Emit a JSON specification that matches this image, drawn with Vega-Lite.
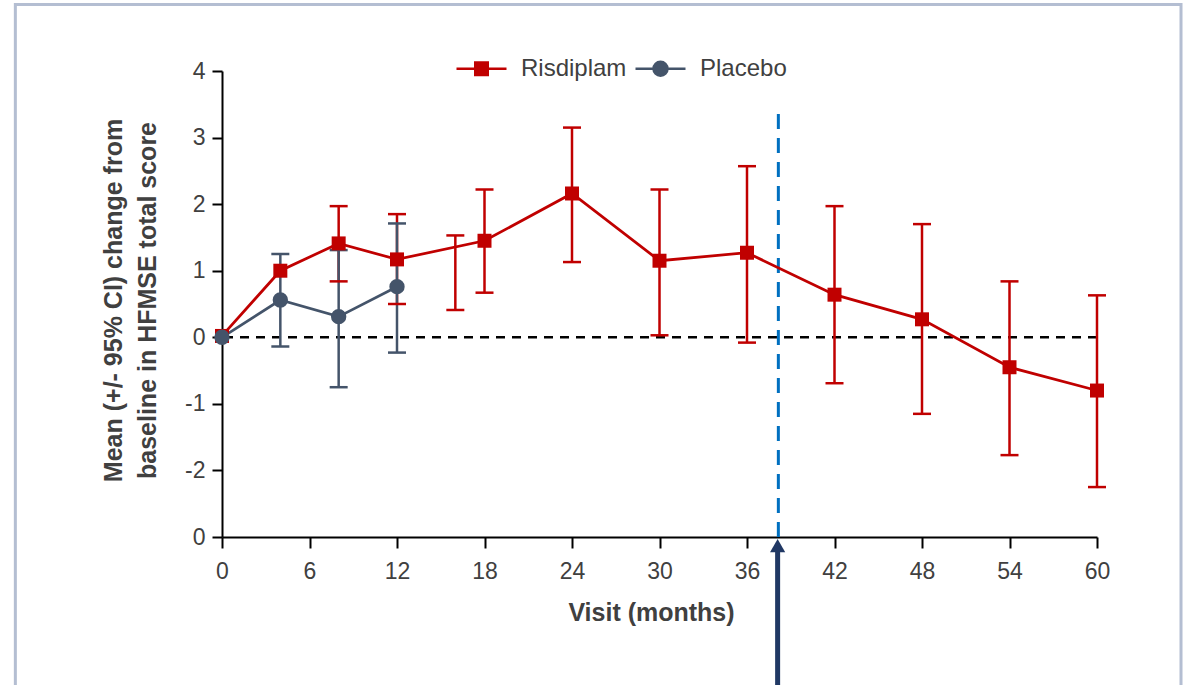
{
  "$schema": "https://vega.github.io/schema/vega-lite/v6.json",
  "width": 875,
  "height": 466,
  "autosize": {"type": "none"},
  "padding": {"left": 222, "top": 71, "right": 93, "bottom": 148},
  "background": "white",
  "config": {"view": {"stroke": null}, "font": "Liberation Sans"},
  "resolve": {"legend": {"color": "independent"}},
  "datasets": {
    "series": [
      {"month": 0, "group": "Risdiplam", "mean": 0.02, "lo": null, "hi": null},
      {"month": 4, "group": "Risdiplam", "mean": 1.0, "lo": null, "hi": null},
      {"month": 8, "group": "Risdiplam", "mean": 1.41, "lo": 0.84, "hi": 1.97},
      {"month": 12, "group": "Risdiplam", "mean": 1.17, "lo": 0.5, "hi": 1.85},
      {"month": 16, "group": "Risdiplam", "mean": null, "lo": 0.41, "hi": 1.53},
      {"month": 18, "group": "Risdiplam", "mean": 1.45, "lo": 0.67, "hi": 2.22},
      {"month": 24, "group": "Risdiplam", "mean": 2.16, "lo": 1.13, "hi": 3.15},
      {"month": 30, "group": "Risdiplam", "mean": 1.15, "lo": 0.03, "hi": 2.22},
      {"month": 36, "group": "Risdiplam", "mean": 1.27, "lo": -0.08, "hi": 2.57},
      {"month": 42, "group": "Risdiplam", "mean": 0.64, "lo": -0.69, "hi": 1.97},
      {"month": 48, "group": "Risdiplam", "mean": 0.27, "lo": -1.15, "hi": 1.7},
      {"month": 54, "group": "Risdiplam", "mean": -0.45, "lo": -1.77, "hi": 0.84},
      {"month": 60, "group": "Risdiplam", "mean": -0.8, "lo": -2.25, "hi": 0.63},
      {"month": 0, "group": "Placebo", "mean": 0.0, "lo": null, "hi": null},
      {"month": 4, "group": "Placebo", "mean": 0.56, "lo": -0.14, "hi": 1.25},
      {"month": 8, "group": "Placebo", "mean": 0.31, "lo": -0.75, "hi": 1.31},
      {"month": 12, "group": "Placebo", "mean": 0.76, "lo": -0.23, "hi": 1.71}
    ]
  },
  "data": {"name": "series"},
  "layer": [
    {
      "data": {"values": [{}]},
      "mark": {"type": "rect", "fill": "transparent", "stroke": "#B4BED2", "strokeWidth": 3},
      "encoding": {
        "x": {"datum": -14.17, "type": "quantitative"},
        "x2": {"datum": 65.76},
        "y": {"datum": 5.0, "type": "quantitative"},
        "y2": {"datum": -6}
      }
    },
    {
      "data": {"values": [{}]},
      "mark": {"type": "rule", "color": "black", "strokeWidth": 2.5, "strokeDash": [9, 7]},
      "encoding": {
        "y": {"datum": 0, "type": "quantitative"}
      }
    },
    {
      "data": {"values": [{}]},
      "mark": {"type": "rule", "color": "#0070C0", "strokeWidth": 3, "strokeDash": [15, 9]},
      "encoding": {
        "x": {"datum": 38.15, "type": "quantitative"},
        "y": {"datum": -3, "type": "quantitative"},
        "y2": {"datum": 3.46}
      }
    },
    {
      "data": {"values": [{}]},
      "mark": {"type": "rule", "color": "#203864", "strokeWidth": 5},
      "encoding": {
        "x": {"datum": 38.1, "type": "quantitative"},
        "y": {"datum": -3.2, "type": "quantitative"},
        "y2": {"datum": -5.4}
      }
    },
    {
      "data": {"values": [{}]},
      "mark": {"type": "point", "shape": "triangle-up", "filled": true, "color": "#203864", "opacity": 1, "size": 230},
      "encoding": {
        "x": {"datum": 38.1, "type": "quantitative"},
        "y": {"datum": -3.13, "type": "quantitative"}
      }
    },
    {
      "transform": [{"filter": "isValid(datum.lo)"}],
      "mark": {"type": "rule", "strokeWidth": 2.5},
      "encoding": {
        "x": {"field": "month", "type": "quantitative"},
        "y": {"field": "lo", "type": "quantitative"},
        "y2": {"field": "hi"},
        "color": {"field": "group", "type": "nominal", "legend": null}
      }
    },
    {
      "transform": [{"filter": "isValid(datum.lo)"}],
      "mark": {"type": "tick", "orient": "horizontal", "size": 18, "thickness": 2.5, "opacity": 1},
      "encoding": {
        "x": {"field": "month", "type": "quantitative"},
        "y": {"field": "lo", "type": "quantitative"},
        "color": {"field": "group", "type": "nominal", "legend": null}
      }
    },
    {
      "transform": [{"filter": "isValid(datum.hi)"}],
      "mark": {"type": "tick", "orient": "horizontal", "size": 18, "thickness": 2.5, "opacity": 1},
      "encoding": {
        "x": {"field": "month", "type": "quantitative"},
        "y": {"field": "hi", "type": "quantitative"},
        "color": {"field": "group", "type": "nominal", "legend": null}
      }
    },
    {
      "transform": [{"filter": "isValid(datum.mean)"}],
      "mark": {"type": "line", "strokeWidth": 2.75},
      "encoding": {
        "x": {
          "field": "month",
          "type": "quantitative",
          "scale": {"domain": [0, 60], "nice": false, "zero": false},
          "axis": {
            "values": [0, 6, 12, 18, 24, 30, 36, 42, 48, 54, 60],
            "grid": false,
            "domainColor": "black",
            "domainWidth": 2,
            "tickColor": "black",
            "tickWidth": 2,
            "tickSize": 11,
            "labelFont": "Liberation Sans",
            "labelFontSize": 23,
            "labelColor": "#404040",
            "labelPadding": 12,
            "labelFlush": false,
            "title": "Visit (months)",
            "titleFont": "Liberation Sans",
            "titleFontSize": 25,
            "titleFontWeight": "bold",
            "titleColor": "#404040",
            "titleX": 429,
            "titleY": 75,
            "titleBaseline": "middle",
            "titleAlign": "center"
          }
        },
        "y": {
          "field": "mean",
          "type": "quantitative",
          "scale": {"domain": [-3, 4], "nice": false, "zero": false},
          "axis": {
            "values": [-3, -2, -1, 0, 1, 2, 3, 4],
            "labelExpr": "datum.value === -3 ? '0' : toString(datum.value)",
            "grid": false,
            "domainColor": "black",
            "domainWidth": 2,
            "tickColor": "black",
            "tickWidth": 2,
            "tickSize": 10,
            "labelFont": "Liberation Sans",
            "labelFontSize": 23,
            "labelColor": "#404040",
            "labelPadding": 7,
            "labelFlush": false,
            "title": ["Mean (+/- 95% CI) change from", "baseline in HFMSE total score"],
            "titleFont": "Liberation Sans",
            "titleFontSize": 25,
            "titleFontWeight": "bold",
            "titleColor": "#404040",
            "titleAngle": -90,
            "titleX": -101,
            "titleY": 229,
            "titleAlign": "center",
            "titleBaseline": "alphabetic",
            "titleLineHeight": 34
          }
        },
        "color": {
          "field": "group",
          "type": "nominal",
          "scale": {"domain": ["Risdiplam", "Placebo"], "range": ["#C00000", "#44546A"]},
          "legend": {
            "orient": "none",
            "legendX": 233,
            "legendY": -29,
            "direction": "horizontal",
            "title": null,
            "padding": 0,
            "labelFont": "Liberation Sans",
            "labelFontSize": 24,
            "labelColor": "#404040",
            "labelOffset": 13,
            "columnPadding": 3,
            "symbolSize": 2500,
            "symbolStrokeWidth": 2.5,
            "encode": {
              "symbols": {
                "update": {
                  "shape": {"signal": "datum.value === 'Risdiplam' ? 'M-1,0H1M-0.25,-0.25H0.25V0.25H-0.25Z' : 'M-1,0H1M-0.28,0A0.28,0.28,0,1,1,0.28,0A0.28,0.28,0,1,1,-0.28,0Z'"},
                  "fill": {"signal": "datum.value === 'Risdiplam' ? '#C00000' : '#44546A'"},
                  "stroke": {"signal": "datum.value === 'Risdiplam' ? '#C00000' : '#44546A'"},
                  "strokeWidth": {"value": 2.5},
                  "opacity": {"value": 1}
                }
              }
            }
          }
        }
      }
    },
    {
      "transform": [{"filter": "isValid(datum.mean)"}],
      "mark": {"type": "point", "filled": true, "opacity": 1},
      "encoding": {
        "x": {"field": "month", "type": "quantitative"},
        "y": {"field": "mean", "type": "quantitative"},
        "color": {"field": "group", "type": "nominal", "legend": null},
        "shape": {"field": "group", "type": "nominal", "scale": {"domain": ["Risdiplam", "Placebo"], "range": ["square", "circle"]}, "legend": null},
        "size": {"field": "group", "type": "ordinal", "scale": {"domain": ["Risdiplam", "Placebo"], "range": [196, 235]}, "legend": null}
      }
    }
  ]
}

--

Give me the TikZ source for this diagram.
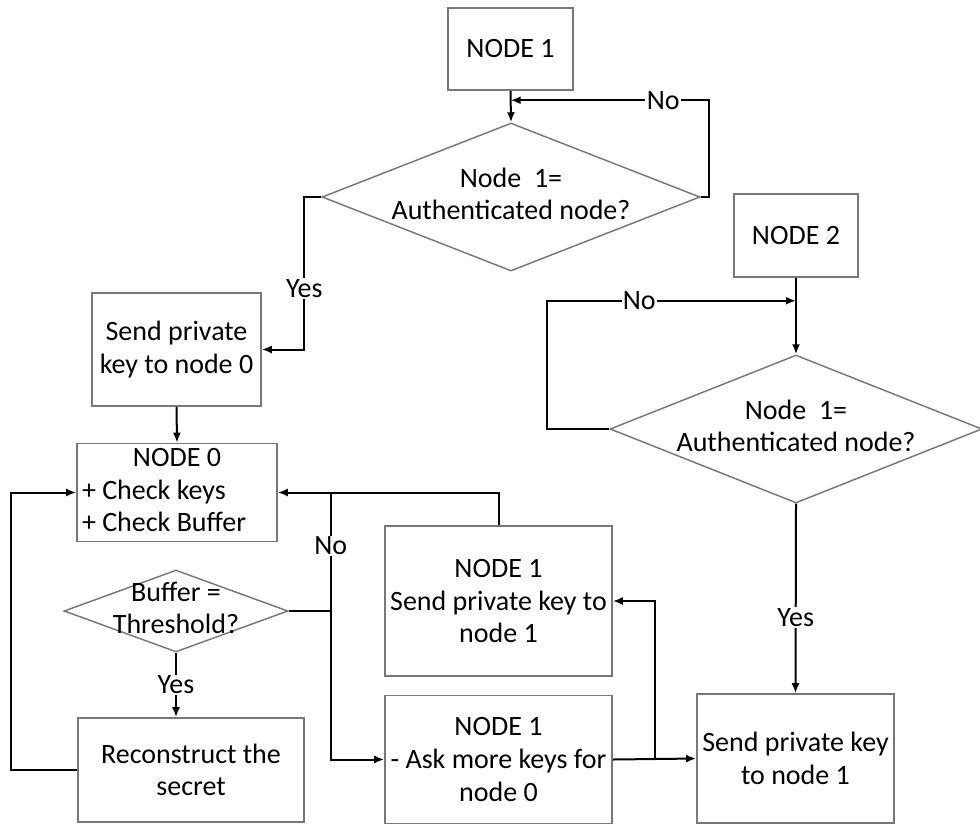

--

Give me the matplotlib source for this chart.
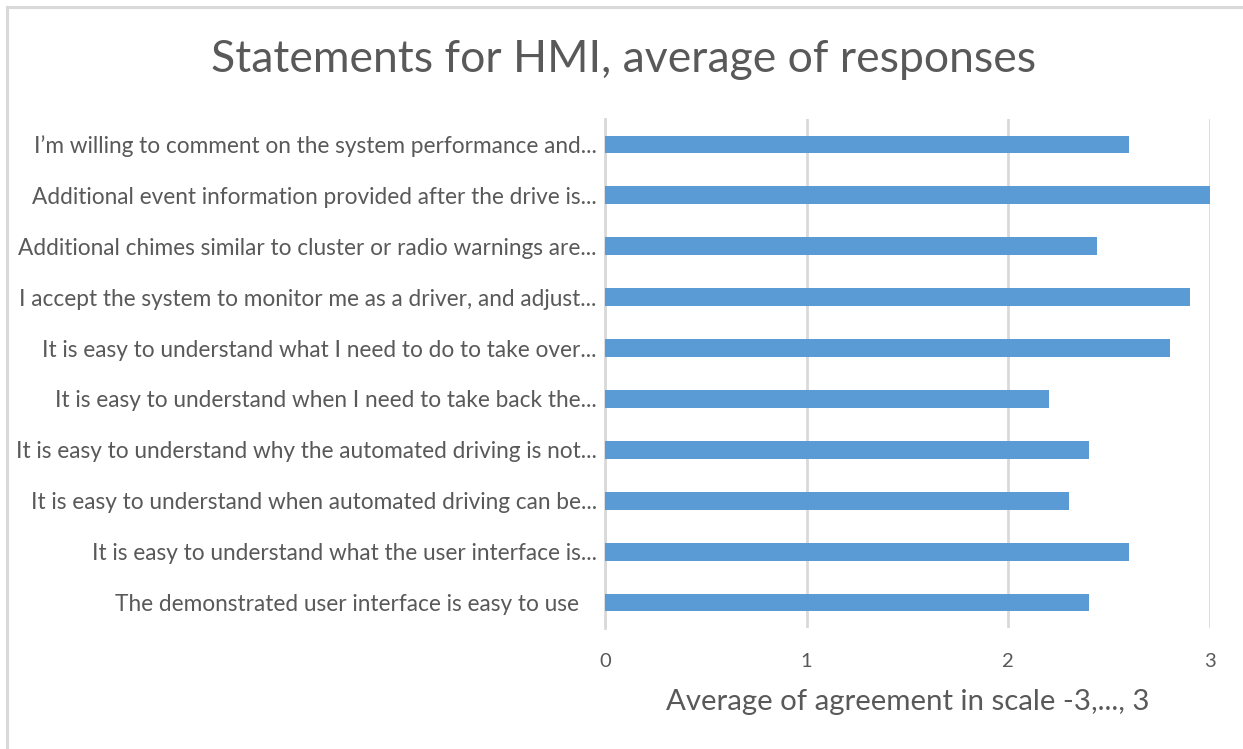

> **STATED PROBLEM**: Return every line in the listing that contains the word "Give".

> **ANSWER FOR THIS EXERCISE**:
Give me the TikZ source for this diagram.
Give me the matplotlib source for this chart.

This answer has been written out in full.